Alice "There is no use trying," said Alice; "one can't believe impossible things."

"I dare say you haven't had much practice," said the Queen.  "When I was your age, I always did it for half an hour a day.  Why, sometimes I've believed as many as six impossible things before breakfast."

It is SO adult to ignore the impossible.

Try this experiment:  Meet 1:1 with the members of your team for 30 minutes, and force the conversation to stay on one subject: "what are we assuming is impossible?"  There will be lots of worthless observations -- that is, lots of things which are in fact impossible.  But, if you work at it, I bet you will uncover a few items that you should NOT be assuming impossible.  And, those are the kernels of transformation.  I tried it a couple of weeks ago, and we had some terrific breakthroughs. 

Jump down the rabbit hole!

March 04, 2009

Gemini Twins: Style and Substance

Davicarson "Let's not forget that style is in itself a concept, and made up of a synthesis of concepts. It is a shorthand, a reference to other ideas.  Used carelessly, it becomes meaningless, but if stylistics elements are part of a conceptual solution, then you can feel virtuous. 

The real trick in all this is to ensure that the varied of precise group of viewers that the work is designed for respond to, and understand, the point of the exercise, style or no style.

Style that works is a concept, and a concept that doesn't work has not been styled effectively."

The End of Print, David Carson

March 01, 2009

Prisoner's Dilemma and Business Technology: Speed Trumps

Handsbars Here is a slight twist on the classical Prisoner's Dilemma game problem.  Two suspects are arrested by the police. The police have insufficient evidence for a conviction, and, having separated both prisoners, visit each of them to offer the same deal. If both remain silent, both prisoners are sentenced to 1 year in jail for a minor charge.  But, the first one to rat out the other goes free immediately, with the accused partner getting a 10-year sentence.  Each prisoner must choose to betray the other or to remain silent.  How should the prisoners act?

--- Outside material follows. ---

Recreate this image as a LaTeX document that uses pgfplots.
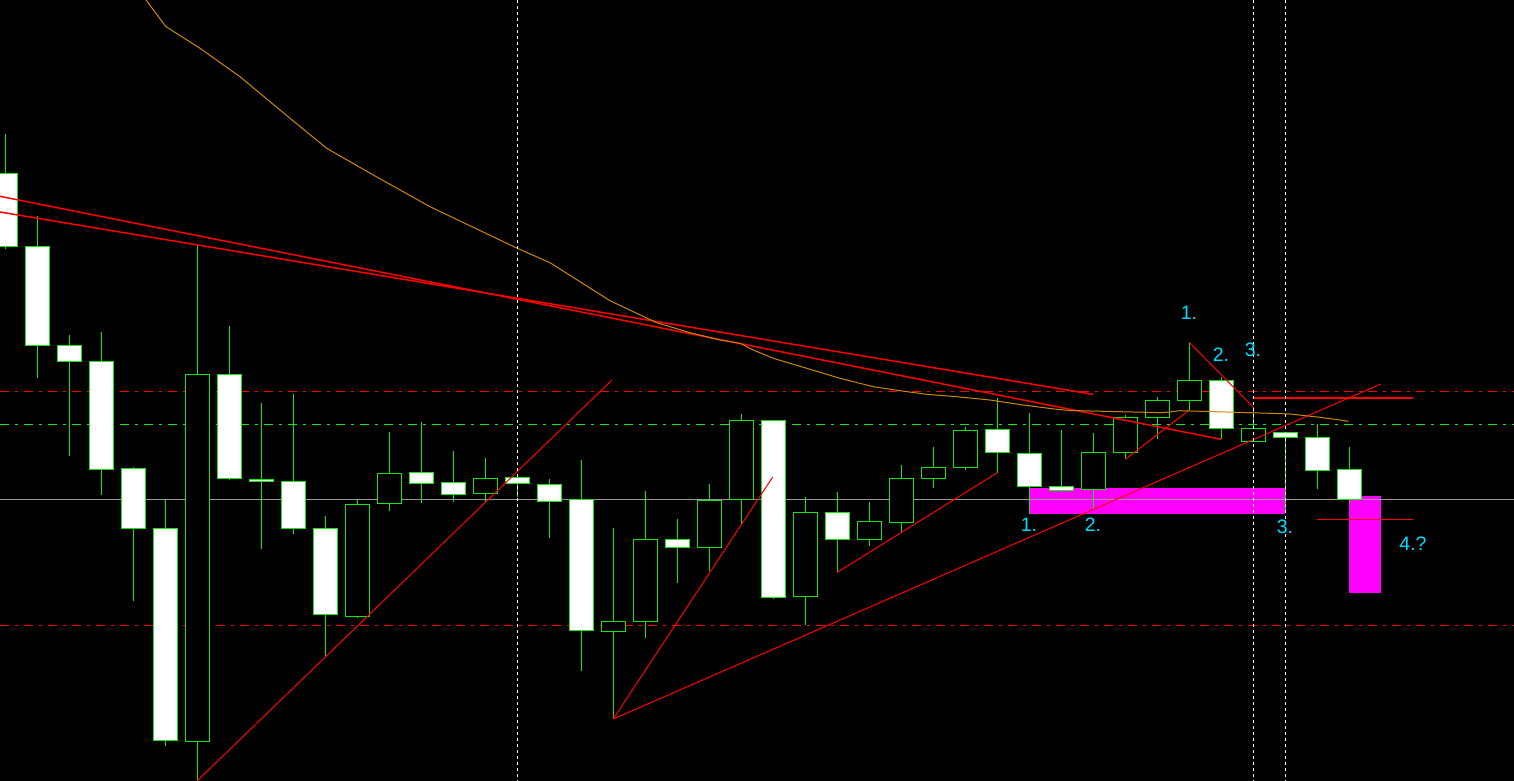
\documentclass[border=0pt]{standalone}
\usepackage{pgfplots}
\pgfplotsset{compat=1.18}
\usepackage{fontspec}
\setmainfont{Liberation Sans}
\definecolor{cgreen}{RGB}{20,230,20}
\definecolor{cgray}{RGB}{150,150,150}
\definecolor{maorange}{RGB}{205,135,10}
\definecolor{lblcyan}{RGB}{0,220,255}
\definecolor{mag}{RGB}{255,0,255}
\definecolor{tred}{RGB}{255,0,0}
\pgfplotsset{
  wick/.style={draw=cgreen, line width=1pt, mark=none},
  body/.style={draw=cgreen, line width=1pt, mark=none},
}
% \candle{x}{high}{top}{bottom}{low}{fill}
\newcommand{\candle}[6]{%
  \pgfmathsetmacro\xl{#1-12}\pgfmathsetmacro\xr{#1+12}%
  \edef\doplot{\noexpand\addplot[wick] coordinates {(#1,#2) (#1,#5)};%
    \noexpand\addplot[body,fill=#6] coordinates {(\xl,#3) (\xr,#3) (\xr,#4) (\xl,#4)} -- cycle;}%
  \doplot}
\begin{document}
\begin{tikzpicture}
\begin{axis}[
  scale only axis, width=1514pt, height=781pt,
  xmin=0, xmax=1514, ymin=0, ymax=781, y dir=reverse,
  hide axis, enlargelimits=false, clip=true,
  every axis plot/.append style={mark=none},
]
% background
\addplot[fill=black, draw=none] coordinates {(0,0) (1514,0) (1514,781) (0,781)} -- cycle;
% magenta zones
\addplot[fill=mag, draw=none] coordinates {(1029.3,488) (1285,488) (1285,513.7) (1029.3,513.7)} -- cycle;
\addplot[fill=mag, draw=none] coordinates {(1349,496) (1381,496) (1381,592.7) (1349,592.7)} -- cycle;
% horizontal levels
\addplot[cgray, line width=1pt] coordinates {(0,499) (1514,499)};
\addplot[tred, line width=1pt, dash pattern=on 9pt off 6pt on 3pt off 6pt] coordinates {(0,391.5) (1514,391.5)};
\addplot[tred, line width=1pt, dash pattern=on 9pt off 6pt on 3pt off 6pt] coordinates {(0,625.3) (1514,625.3)};
\addplot[cgreen, line width=1pt, dash pattern=on 9pt off 6pt on 3pt off 6pt] coordinates {(0,424.3) (1514,424.3)};
% candles
\candle{5.5}{134}{173.5}{246.5}{249}{white}
\candle{37.5}{216}{246.5}{345.5}{377.6}{white}
\candle{69.5}{335}{345.5}{361.5}{456.4}{white}
\candle{101.5}{332}{361.5}{469}{494.8}{white}
\candle{133.5}{467}{468.6}{528.5}{600.6}{white}
\candle{165.5}{499.4}{528.5}{740.5}{746}{white}
\candle{197.5}{244.8}{374.6}{741.4}{781}{black}
\candle{229.5}{326}{374.6}{478.3}{479.6}{white}
\candle{261.5}{403}{479}{481.7}{548.7}{white}
\candle{293.5}{394}{481.3}{528.7}{533.7}{white}
\candle{325.5}{516}{528.3}{614.3}{656.7}{white}
\candle{357.5}{500}{504.3}{616.3}{617.7}{black}
\candle{389.5}{432}{473.3}{503.3}{510.7}{black}
\candle{421.5}{422}{472.3}{483.3}{502.7}{white}
\candle{453.5}{451}{482.3}{494.3}{501.7}{white}
\candle{485.5}{458}{478.3}{493.3}{501.7}{black}
\candle{517.5}{474}{477.3}{483.3}{496.7}{white}
\candle{549.5}{479}{484.3}{501.7}{537.7}{white}
\candle{581.5}{460}{499.3}{630.3}{670.7}{white}
\candle{613.5}{528}{621.3}{631.3}{719}{black}
\candle{645.5}{491}{539.3}{621.3}{637.7}{black}
\candle{677.5}{519}{539.3}{547.3}{582.7}{white}
\candle{709.5}{484}{500.3}{547.3}{570.7}{black}
\candle{741.5}{414}{420.3}{499.3}{524}{black}
\candle{773.5}{420}{420.3}{597.3}{599.3}{white}
\candle{805.5}{497.3}{512.3}{596.7}{625.3}{black}
\candle{837.5}{492.3}{512.3}{539.3}{571.7}{white}
\candle{869.5}{502}{521.3}{539.3}{545.7}{black}
\candle{901.5}{465}{478.3}{522.3}{532.3}{black}
\candle{933.5}{447}{467.3}{478.3}{487.7}{black}
\candle{965.5}{427}{430.3}{467.7}{469.7}{black}
\candle{997.5}{398.3}{429.3}{452.3}{472.7}{white}
\candle{1029.5}{413.3}{453.3}{486.3}{514.3}{white}
\candle{1061.5}{430}{486.3}{490.3}{492.3}{white}
\candle{1093.5}{433.3}{452.3}{489.3}{509}{black}
\candle{1125.5}{415.3}{417.3}{452.3}{459}{black}
\candle{1157.5}{397}{400.3}{417.3}{438.7}{black}
\candle{1189.5}{342.3}{380.3}{400.3}{410}{black}
\candle{1221.5}{376.7}{380.3}{428}{439.3}{white}
\candle{1253.5}{407.3}{428.3}{441.7}{441.7}{black}
\candle{1285.5}{432.3}{432.3}{437.3}{513.3}{white}
\candle{1317.5}{424.3}{437.3}{470.3}{488.7}{white}
\candle{1349.5}{447}{469.3}{499.3}{503.3}{white}
% trend lines
\addplot[tred, line width=1.5pt] coordinates {(0,196.3) (1221,439.3)};
\addplot[tred, line width=1.5pt] coordinates {(0,212) (1093,394.3)};
\addplot[tred, line width=1pt] coordinates {(197,781) (612,380)};
\addplot[tred, line width=1pt] coordinates {(613.3,719) (772.7,477)};
\addplot[tred, line width=1pt] coordinates {(613.3,719) (1380.7,384)};
\addplot[tred, line width=1pt] coordinates {(837.3,572.3) (997.3,472.7)};
\addplot[tred, line width=1pt] coordinates {(1125.3,459.3) (1189.3,410)};
\addplot[tred, line width=1pt] coordinates {(1189.3,342.3) (1253.3,407.3)};
\addplot[tred, line width=2pt] coordinates {(1253.3,398.3) (1412.7,398.3)};
\addplot[tred, line width=1pt] coordinates {(1317,519.3) (1412.7,519.3)};
% moving average
\addplot[maorange, line width=1pt] coordinates {
 (146,0) (166,26.7) (200,48.3) (240,76.7) (290,118.3) (326.7,148.3) (373.3,175)
 (430,206.7) (517.3,248.3) (550,262.7) (610,300.7) (656.7,322.7) (690,332.7)
 (720,340) (740,343.3) (753.3,350) (773.3,358.3) (806.7,368.3) (840,378.3)
 (873.3,386.7) (900,390.7) (926.7,394.3) (956.7,396.7) (990,400) (1023,405)
 (1056.7,409.3) (1070,410.5) (1163,412.7) (1180,410.7) (1250,412.7) (1270,413.3)
 (1290,414) (1301.7,415.3) (1320,417.3) (1340,420) (1348.3,421.3)};
% vertical separators
\addplot[white, line width=1pt, dash pattern=on 3pt off 3pt] coordinates {(517.3,0) (517.3,781)};
\addplot[white, line width=1pt, dash pattern=on 3pt off 3pt] coordinates {(1253.3,0) (1253.3,781)};
\addplot[white, line width=1pt, dash pattern=on 3pt off 3pt] coordinates {(1285.3,0) (1285.3,781)};
% labels
\begin{scope}[every node/.style={text=lblcyan, inner sep=0pt, anchor=center, font=\fontsize{19.5}{20}\selectfont}]
\node at (axis cs:1189,313) {1.};
\node at (axis cs:1221,354.5) {2.};
\node at (axis cs:1253,350) {3.};
\node at (axis cs:1029,525) {1.};
\node at (axis cs:1093,525) {2.};
\node at (axis cs:1285,527) {3.};
\node at (axis cs:1413,544) {4.?};
\end{scope}
\end{axis}
\pgfresetboundingbox
\path[use as bounding box] (current axis.south west) rectangle (current axis.north east);
\end{tikzpicture}
\end{document}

That is analogous to the situation faced routinely by decision-makers; the prisoners are companies in the same market space, and the police are the customers/partners/regulators/etc of the market.  Both companies are engaged in perpetual development of products, services, and methods -- with the explicit objective of getting the upper hand on the other company.  Given the significant rewards accruing to the first mover -- even when imperfect -- the decision-makers will never wait until they are perfectly prepared.  Speed trumps precision.  They HAVE to go before everything is just so.

If we can minimize the OODA Loop cycle time, we can create the ultimate competitive advantage -- the ability to innovate one step ahead of the other company again and again.  Our analytics don't have to be perfect -- just practically reliable and fast.  So, the winning strategy has to be enabling the decision-making corps to self-serve the Decision Support process, because coordination with additional parties (IT, consultants, etc) will saddle us with extra baggage that the competitor may not be carrying.